Whether or not voters nationwide will look at the Abramoff and Cunningham scandals when considering their voting choices is anybody’s guess right now.

“The numbers are very bad for the Republicans nationally – by a margin of three to two, voters say that they want Democrats running Congress, not Republicans. And those numbers are the kind of numbers that Democrats had in 1994 when Republicans picked up 50 seats,” University of Mary Washington political-science professor Stephen Farnsworth said.

“So there may be some effect nationally. This scandal actually has the potential to be a very big deal. You have every 20 years or 30 years or so a wave of corruption prosecutions. This could be as big as Abscam. But it’s hard to tell how big this is until things play out a little bit more,” Farnsworth told the AFP.

“Scandals can take on a life of their own, and it can be hard to predict where the momentum might go,” Kidd said. “For example, if Democrats are successful in nationalizing the 2006 midterm elections, as they are clearly going to try to do, and if they are successful in their attempts to tie the Abramoff and Cunningham scandals to issues with mismanagement with regard to Katrina and the war in Iraq, there could be some Republicans who could be dragged down enough to lose their seats.”

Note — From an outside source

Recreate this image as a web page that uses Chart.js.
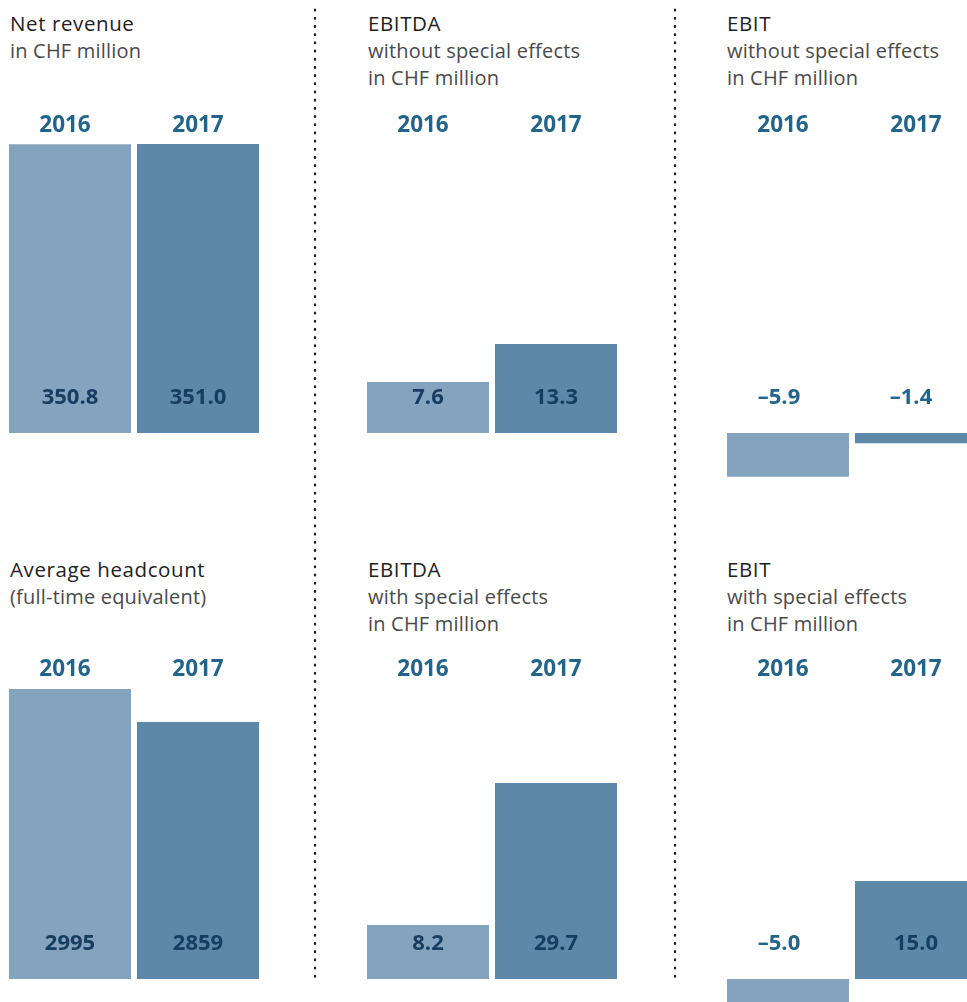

“I think it will at least hurt the Republicans’ margins in the elections this year,” Rozell said. “Maybe they’re a little bit protected by the reality that the elections are not for another 10 months or so, and therefore they have a chance to shift the discussion to other issues between now and then. But there is a lot of talk about whether there will be a party-leadership change in November.

“I think if all the talk is about scandal and influence peddling by lobbyists, and the economy takes a downturn between now and Election Day, then we could be talking about really serious losses for the GOP this year,” Rozell said.